The court case began when the administration used the notification to shut a private resort at Colinpur village that falls in the buffer zone (see ‘Too close’, Down To Earth, Aug 1-15, 2009). “The administration was targeting just Barefoot,” says Samit Sawhney, managing director of the resort. “We showed the court that several other commercial activities are also going on within the buffer.” In March last year, the apex court, however, asked Barefoot to suspend its operations until the case was resolved.

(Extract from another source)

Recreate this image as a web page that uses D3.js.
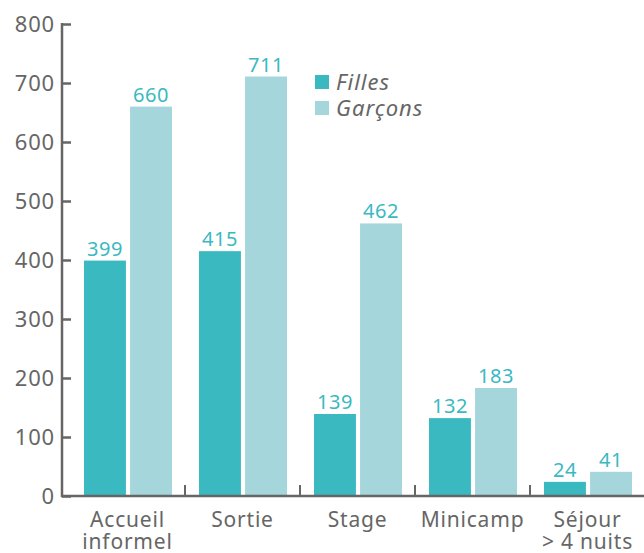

In the latest hearing, Barefoot argued that for proper implementation of the notification the Andaman Trunk Road (ATR) which runs through the Jarawa Reserve would have to be closed. The administration had denotified the road from the Jarawa Reserve. But we proved that the stretch still falls within the buffer zone and tourism should not be allowed on it, says Sawhney. More than 500 tourists use the road every day ostensibly to visit tourist sites north of the Reserve. The road remains open in contravention of a 2002 Supreme Court ruling that the road must be closed.
The administration says the matter is under consideration with a committee appointed by the tribal affairs ministry. “The ATR will continue to be open for tourists. As for the buffer zone, small commercial activities like tea shops will not be affected. Only hotels and resorts will have to vacate the area,” says Som Naidu, director, tribal welfare directorate of the union territory.
Recently, on July 29, Survival International, an international non-profit that works for on indigenous community rights, announced that two tour operators in the Andamans have joined its campaign against Jarawa tourism. The two companies, Andaman Holidays and Andaman Escapades, have said they would not take clients on the ATR for Jarawa tours. The campaign also calls for tourists to boycott the ATR.